En ce dernier dimanche d’octobre, la fête du Christ-
Roi est une bonne occasion d’évoquer le thème de
notre pèlerinage 2025 qui justement portera sur la
royauté du Christ, à l’occasion du centenaire de
l’encyclique Quas Primas, qui instituait en 1925
cette fête liturgique.
 
Ceux qui découvrent aujourd’hui le pèlerinage de
Chrétienté l’ignorent peut-être, mais la vocation
première de cette œuvre de laïcs fondée en 1983
est, comme son nom l’indique, de promouvoir la
chrétienté, c’est-à-dire la royauté du Christ sur
toute la création et en particulier sur les sociétés
humaines (Charte de l’association, §1).

La chrétienté ! Certains sourient, incrédules ;
d’autres s’agacent, pointant le cléricalisme larvé
que ce concept suggèrerait, ou croyant y déceler
les symptômes d’une peur de la vie et du monde.
Feu la Chrétienté ! Les premiers chrétiens, nous
dit-on, n’ont jamais cherché à fonder une civilisation
chrétienne ; et si, bien malgré eux, une telle société
plus ou moins animée des principes du
christianisme a existé en France entre 496 et 1790,
ce temps est fini et il faudrait s’en réjouir. L’Église,
plus libre par rapport aux états depuis qu’elle en
est hermétiquement séparée, s’éloigne enfin de la
tentation du pouvoir qui corrompt tout agir, et peut
ainsi mieux accomplir sa mission spirituelle dans les cœurs.
D’ailleurs, nous dit-on encore, la définition
de la liberté religieuse manifeste clairement que
l’intention de l’Église a changé depuis Quas Primas,
et qu’il n’est plus question de baptiser les nations ;
Jésus-Christ parlait sans doute d’autre chose (Mt
28, 19).

On peut discuter à l’infini du sens des textes.
Heureusement pour nous, l’interprète autorisé de
l’enseignement de l’Église est l’Église elle-même,
qui nous rappelle, dans le catéchisme de l’Église
catholique : « Le devoir de rendre à Dieu un culte
authentique concerne l’homme individuellement et
socialement. C’est là “la doctrine catholique
traditionnelle sur le devoir moral des hommes et
des sociétés à l’égard de la vraie religion et de
l’unique Église du Christ”
(Vatican II, DH 1).
En évangélisant sans cesse les hommes, l’Église
travaille à ce qu’ils puissent “pénétrer d’esprit
chrétien les mentalités et les mœurs, les lois et les
structures de la communauté où ils vivent”

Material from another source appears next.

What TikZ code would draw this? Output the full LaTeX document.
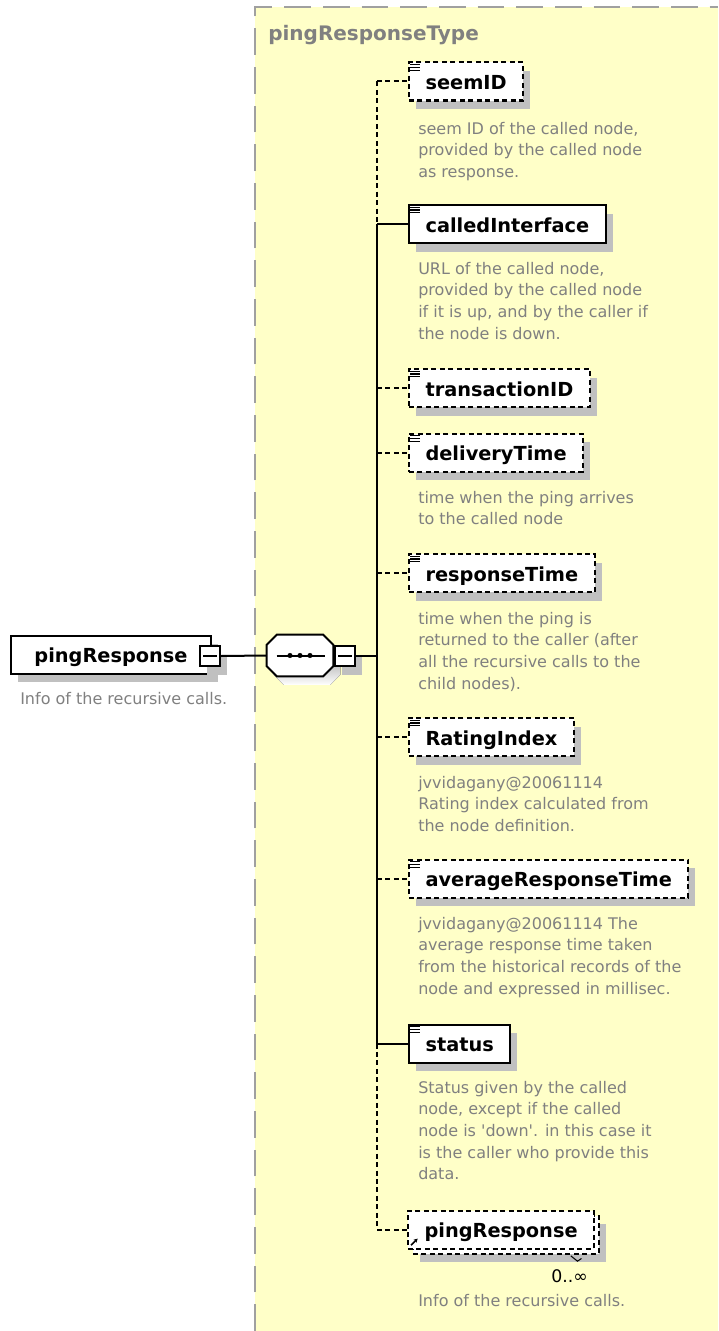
\documentclass[tikz,border=0pt]{standalone}
\usepackage{fontspec}
\setmainfont{DejaVu Sans}
\usetikzlibrary{shadows,arrows.meta}

\definecolor{typefill}{HTML}{FFFFC8}
\definecolor{typeline}{HTML}{A0A0A0}
\definecolor{annot}{HTML}{808080}
\definecolor{shade}{HTML}{C0C0C0}

\newcommand{\elemfont}{\fontsize{14.5}{17}\bfseries\selectfont}
\newcommand{\titlefont}{\fontsize{15}{18}\bfseries\selectfont}
\newcommand{\notefont}{\fontsize{12}{16.3}\selectfont}
\newcommand{\annotlines}[1]{\begin{tabular}[t]{@{}l@{}}#1\end{tabular}}
% octagon outline of a compositor node
\newcommand{\octapath}[1]{([xshift=7.5pt]#1.north west) -- ([xshift=-7.5pt]#1.north east)
  -- ([yshift=-7.5pt]#1.north east) -- ([yshift=7.5pt]#1.south east)
  -- ([xshift=-7.5pt]#1.south east) -- ([xshift=7.5pt]#1.south west)
  -- ([yshift=7.5pt]#1.south west) -- ([yshift=-7.5pt]#1.north west) -- cycle}

\begin{document}
\begin{tikzpicture}[x=0.75pt, y=-0.75pt,
  box/.style={draw, fill=white, line width=1.5pt, minimum height=28.5pt,
    inner xsep=12.4pt, inner ysep=0pt, text height=12pt, text depth=0pt,
    font=\elemfont, anchor=west},
  shadowed/.style={general shadow={fill=shade, shadow xshift=5.25pt, shadow yshift=-6.5pt}},
  optional/.style={dash pattern=on 3.75pt off 2.6pt},
  leaf/.style={box, shadowed, path picture={
      \foreach \dy in {1.7pt,3.75pt,5.8pt}
        \draw[solid, line width=0.9pt, black]
          ([xshift=1.1pt, yshift=-\dy]path picture bounding box.north west) -- ++(7pt,0);}},
  fold/.style={draw, fill=white, line width=1.1pt, minimum size=15pt, inner sep=0pt, shadowed,
    path picture={\draw[solid, line width=1.1pt]
      ([xshift=2.6pt]path picture bounding box.west) -- ([xshift=-2.6pt]path picture bounding box.east);}},
  seqbox/.style={minimum width=49.5pt, minimum height=30.75pt, inner sep=0pt},
  link/.style={line width=1.5pt},
  note/.style={anchor=base west, inner sep=0pt, font=\notefont, text=annot},
]
\useasboundingbox (0,0) rectangle (718,1331);
\fill[white] (0,0) rectangle (718,1331);

% complex type container
\fill[typefill] (255,7) rectangle (718,1331);
\draw[typeline, line width=1.5pt, dash pattern=on 20pt off 9pt] (255,1331) -- (255,7) -- (718,7);
\node[anchor=base west, inner sep=0pt, font=\titlefont, text=annot] (typename) at (268,41) {pingResponseType};

% root element and its sequence
\node[box, shadowed, minimum width=150pt] (root) at (10,654.5) {pingResponse};
\node[fold] (rootfold) at (210,656) {};
\node[note] (rootnote) at (20,704) {Info of the recursive calls.};

\node[seqbox] (seq) at (300,655.5) {};
\fill[shade, transform canvas={xshift=5.25pt, yshift=-6.4pt}] \octapath{seq};
\draw[fill=white, line width=1.5pt] \octapath{seq};
\draw[line width=1.5pt] ([xshift=7.5pt]seq.west) -- ([xshift=-6pt]seq.east);
\foreach \dx in {-7.5pt,0pt,7.5pt}
  \fill ([xshift=\dx]seq.center) circle (1.9pt);
\node[fold] (seqfold) at (345,656) {};
\coordinate (trunk) at (377,656);

% child elements
\node[leaf, optional] (seemID) at (408,81.5) {seemID};
\node[leaf] (calledInterface) at (408,224) {calledInterface};
\node[leaf, optional] (transactionID) at (408,388) {transactionID};
\node[leaf, optional] (deliveryTime) at (408,452.5) {deliveryTime};
\node[leaf, optional] (responseTime) at (408,573) {responseTime};
\node[leaf, optional] (RatingIndex) at (408,737) {RatingIndex};
\node[leaf, optional] (averageResponseTime) at (408,878.5) {averageResponseTime};
\node[leaf] (status) at (408,1043.5) {status};

% recursive reference, 0..unbounded
\node[box, shadowed, optional] (refback) at (412,1234.5) {\phantom{pingResponse}};
\node[box, optional] (ref) at (407,1229.5) {pingResponse};
\draw[line width=1.1pt, -{Stealth[length=3pt,width=3.2pt]}]
  ([xshift=3pt,yshift=3.2pt]ref.south west) -- ++(5pt,5pt);
\draw[line width=0.8pt] ([xshift=-22pt,yshift=-1pt]refback.south east) -- ++(5pt,-4pt) -- ++(3pt,2pt);
\node[anchor=base east, inner sep=0pt, font=\fontsize{13}{16}\selectfont] (refcount) at (588,1282) {0..∞};

% annotations
\node[note] (n1) at (418,134) {\annotlines{seem ID of the called node,\\provided by the called node\\as response.}};
\node[note] (n2) at (418,274) {\annotlines{URL of the called node,\\provided by the called node\\if it is up, and by the caller if\\the node is down.}};
\node[note] (n4) at (418,503) {\annotlines{time when the ping arrives\\to the called node}};
\node[note] (n5) at (418,624) {\annotlines{time when the ping is\\returned to the caller (after\\all the recursive calls to the\\child nodes).}};
\node[note] (n6) at (418,788) {\annotlines{jvvidagany@20061114\\Rating index calculated from\\the node definition.}};
\node[note] (n7) at (418,929) {\annotlines{jvvidagany@20061114 The\\average response time taken\\from the historical records of the\\node and expressed in millisec.}};
\node[note] (n8) at (418,1093) {\annotlines{Status given by the called\\node, except if the called\\node is \textquotesingle down\textquotesingle. in this case it\\is the caller who provide this\\data.}};
\node[note] (n9) at (418,1306) {Info of the recursive calls.};

% connectors
\draw[link] (rootfold.east) -- (seq.west);
\draw[link] (seqfold.east) -- (trunk);
\draw[link, optional] (trunk |- seemID.west) -- (trunk |- calledInterface.west);
\draw[link] (trunk |- calledInterface.west) -- (trunk |- status.west);
\draw[link, optional] (trunk |- status.west) -- (trunk |- ref.west);
\foreach \n in {seemID,transactionID,deliveryTime,responseTime,RatingIndex,averageResponseTime,ref}
  \draw[link, optional] (trunk |- \n.west) -- (\n.west);
\foreach \n in {calledInterface,status}
  \draw[link] (trunk |- \n.west) -- (\n.west);
\end{tikzpicture}
\end{document}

(Vatican II, AA, 10). […] Les chrétiens sont appelés à
être la lumière du monde (AA, 13). L’Église
manifeste ainsi la royauté du Christ sur toute la
création et en particulier sur les sociétés
humaines.
(1) CEC n°2105. » Et le texte du catéchisme cite alors
les encycliques de Léon XIII (Immortale Dei) et de
Pie XI (Quas Primas).

« Pénétrer d’esprit chrétien les mentalités, les
mœurs, les structures de la société » :
il ne s’agit
pas d’autre chose que de cela. Ce n’est pas le lieu,
ici, de développer les tenants et les aboutissants,
les fines nuances et les balises de cette doctrine de
l’Église, ainsi que les moyens pratiques pour la
mettre en oeuvre : tout cela, nous l’approfondirons
pendant le pèlerinage. Nous nous garderons aussi
d’idéaliser une telle chrétienté ; l’histoire du
christianisme nous a suffisamment montré que des
sociétés animées par l’esprit chrétien n’en
devenaient pas pour autant des paradis terrestres.
 
Cependant, nous pensons que lorsque Jésus-Christ
est connu et reconnu, lorsque les lois d’un pays
observent et font observer l’ordre naturel autant
qu’il est possible, lorsque la vérité triomphe
publiquement de l’erreur (car oui, Jésus est la
Vérité), les âmes s’en portent mieux. Ainsi parlait
Pie XII : « De la forme donnée à la société conforme
ou non aux lois divines, dépend et découle le bien
ou le mal des âmes. (2) Pie XII, discours du 1er juin 1941. »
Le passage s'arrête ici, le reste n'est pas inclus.